The first step in our recovery is often to move out of denial and become aware of what was missing in our nurturing process, independent of whether it was intentional or not. At this point some people mistakenly believe that they will recover from their codependence by immediately jumping to the action phase and confronting whoever was responsible for the less than optimal nurturing. However, this is usually not advisable because we may be acting out of anger and those confronted may react negatively to this anger, and the result is more hurt and anger all around. This is where the second A of acceptance saves the day.
Emotionally working through childhood abuse, neglect, or traumatization to achieve acceptance is difficult work and most of us need a support group and/or the assistance of a mental health worker to do so successfully. Often it involves grieving the associated losses not only in our childhood but also in adulthood.
Acceptance leads us to emotional balance and peace of mind which frees us and allows us to move on to the third A, action, in our recovery process from codependence. This phase of personal change is again best done in group or individual psychotherapy, or attendance at workshops.

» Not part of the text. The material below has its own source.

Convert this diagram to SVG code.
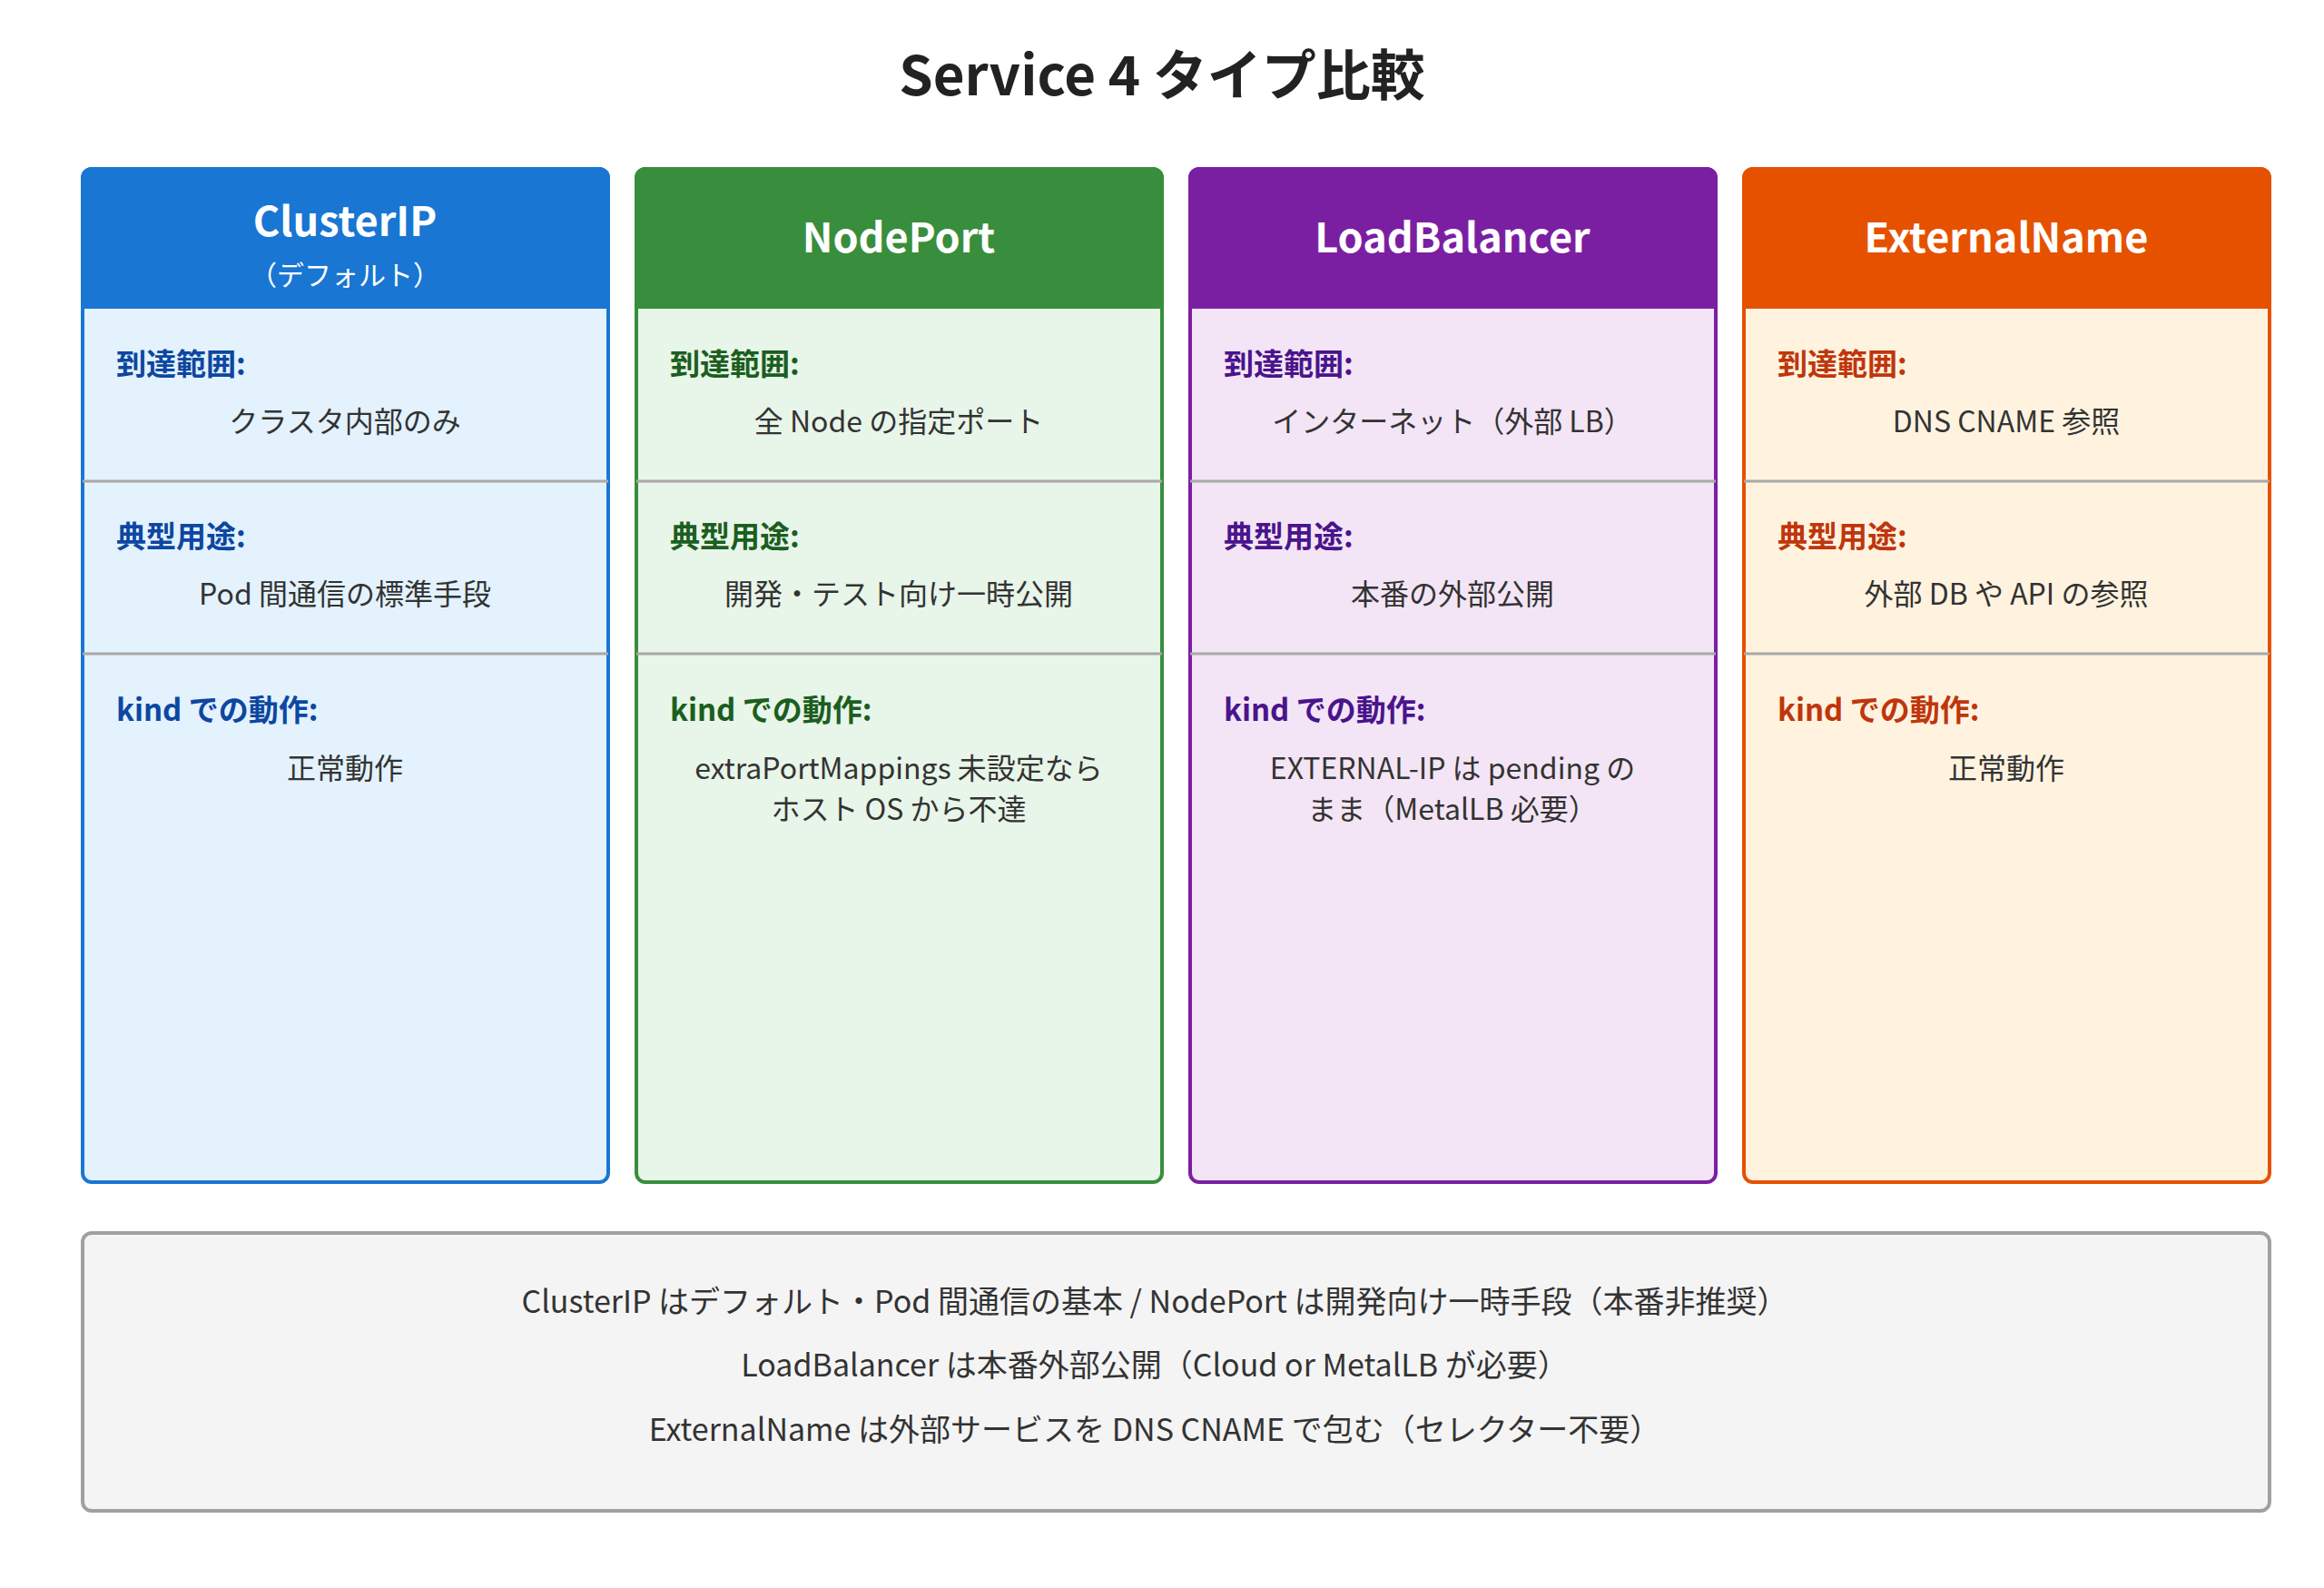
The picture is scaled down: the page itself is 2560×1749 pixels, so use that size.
<svg xmlns="http://www.w3.org/2000/svg" width="2560" height="1749" viewBox="0 0 2560 1749">
<style>
text{font-family:"Noto Sans CJK JP","Noto Sans",sans-serif;}
.title{font-size:60px;font-weight:bold;fill:#222;text-anchor:middle}
.hd{font-size:45px;font-weight:bold;fill:#fff;text-anchor:middle}
.sub{font-size:30px;fill:#fff;text-anchor:middle}
.lb{font-size:33px;font-weight:bold}
.v{font-size:32px;fill:#333;text-anchor:middle}
.sm{font-size:34px;fill:#333;text-anchor:middle}
.dv{stroke:#a8a8a8;stroke-width:3}
</style>
<rect width="2560" height="1749" fill="#fff"/>
<text class="title" x="1280" y="105">Service 4 タイプ比較</text>

<g id="clusterip">
<rect x="91" y="186" width="579" height="1116" rx="10" fill="#E3F2FD" stroke="#1976D2" stroke-width="4"/>
<path d="M89 340 V196 a12 12 0 0 1 12 -12 H660 a12 12 0 0 1 12 12 V340 Z" fill="#1976D2"/>
<text class="hd" x="380" y="260">ClusterIP</text>
<text class="sub" x="380" y="314">（デフォルト）</text>
<line class="dv" x1="91" y1="530" x2="670" y2="530"/><line class="dv" x1="91" y1="720" x2="670" y2="720"/>
<g fill="#0D47A1"><text class="lb" x="128" y="413">到達範囲:</text><text class="lb" x="128" y="603">典型用途:</text><text class="lb" x="128" y="794">kind での動作:</text></g>
<text class="v" x="380" y="476">クラスタ内部のみ</text>
<text class="v" x="380" y="666">Pod 間通信の標準手段</text>
<text class="v" x="380" y="858">正常動作</text>
</g>

<g id="nodeport">
<rect x="701" y="186" width="579" height="1116" rx="10" fill="#E8F5E9" stroke="#388E3C" stroke-width="4"/>
<path d="M699 340 V196 a12 12 0 0 1 12 -12 H1270 a12 12 0 0 1 12 12 V340 Z" fill="#388E3C"/>
<text class="hd" x="990" y="278">NodePort</text>
<line class="dv" x1="701" y1="530" x2="1280" y2="530"/><line class="dv" x1="701" y1="720" x2="1280" y2="720"/>
<g fill="#1B5E20"><text class="lb" x="738" y="413">到達範囲:</text><text class="lb" x="738" y="603">典型用途:</text><text class="lb" x="738" y="794">kind での動作:</text></g>
<text class="v" x="990" y="476">全 Node の指定ポート</text>
<text class="v" x="990" y="666">開発・テスト向け一時公開</text>
<text class="v" x="990" y="858">extraPortMappings 未設定なら</text>
<text class="v" x="990" y="903">ホスト OS から不達</text>
</g>

<g id="loadbalancer">
<rect x="1311" y="186" width="579" height="1116" rx="10" fill="#F3E5F5" stroke="#7B1FA2" stroke-width="4"/>
<path d="M1309 340 V196 a12 12 0 0 1 12 -12 H1880 a12 12 0 0 1 12 12 V340 Z" fill="#7B1FA2"/>
<text class="hd" x="1600" y="278">LoadBalancer</text>
<line class="dv" x1="1311" y1="530" x2="1890" y2="530"/><line class="dv" x1="1311" y1="720" x2="1890" y2="720"/>
<g fill="#4A148C"><text class="lb" x="1348" y="413">到達範囲:</text><text class="lb" x="1348" y="603">典型用途:</text><text class="lb" x="1348" y="794">kind での動作:</text></g>
<text class="v" x="1600" y="476">インターネット（外部 LB）</text>
<text class="v" x="1600" y="666">本番の外部公開</text>
<text class="v" x="1600" y="858">EXTERNAL-IP は pending の</text>
<text class="v" x="1600" y="903">まま（MetalLB 必要）</text>
</g>

<g id="externalname">
<rect x="1921" y="186" width="579" height="1116" rx="10" fill="#FFF3E0" stroke="#E65100" stroke-width="4"/>
<path d="M1919 340 V196 a12 12 0 0 1 12 -12 H2490 a12 12 0 0 1 12 12 V340 Z" fill="#E65100"/>
<text class="hd" x="2210" y="278">ExternalName</text>
<line class="dv" x1="1921" y1="530" x2="2500" y2="530"/><line class="dv" x1="1921" y1="720" x2="2500" y2="720"/>
<g fill="#BF360C"><text class="lb" x="1958" y="413">到達範囲:</text><text class="lb" x="1958" y="603">典型用途:</text><text class="lb" x="1958" y="794">kind での動作:</text></g>
<text class="v" x="2210" y="476">DNS CNAME 参照</text>
<text class="v" x="2210" y="666">外部 DB や API の参照</text>
<text class="v" x="2210" y="858">正常動作</text>
</g>

<g id="summary">
<rect x="91" y="1358" width="2409" height="306" rx="10" fill="#F4F4F4" stroke="#A0A0A0" stroke-width="4"/>
<text class="sm" x="1272" y="1446">ClusterIP はデフォルト・Pod 間通信の基本 / NodePort は開発向け一時手段（本番非推奨）</text>
<text class="sm" x="1272" y="1516">LoadBalancer は本番外部公開（Cloud or MetalLB が必要）</text>
<text class="sm" x="1272" y="1587">ExternalName は外部サービスを DNS CNAME で包む（セレクター不要）</text>
</g>
<g id="connectors"/>
</svg>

Confrontation of the perpetrator(s) is not necessary or even possible in most cases. What is necessary is to become actively involved in your own recovery program usually using a variety of approaches from traditional codependence recovery techniques such as inner child work to more recent techniques such Christina Baldwin describes in her recent book "Storycatcher". This action phase of recovery can be a very rewarding process setting us free for life-long personal growth and development.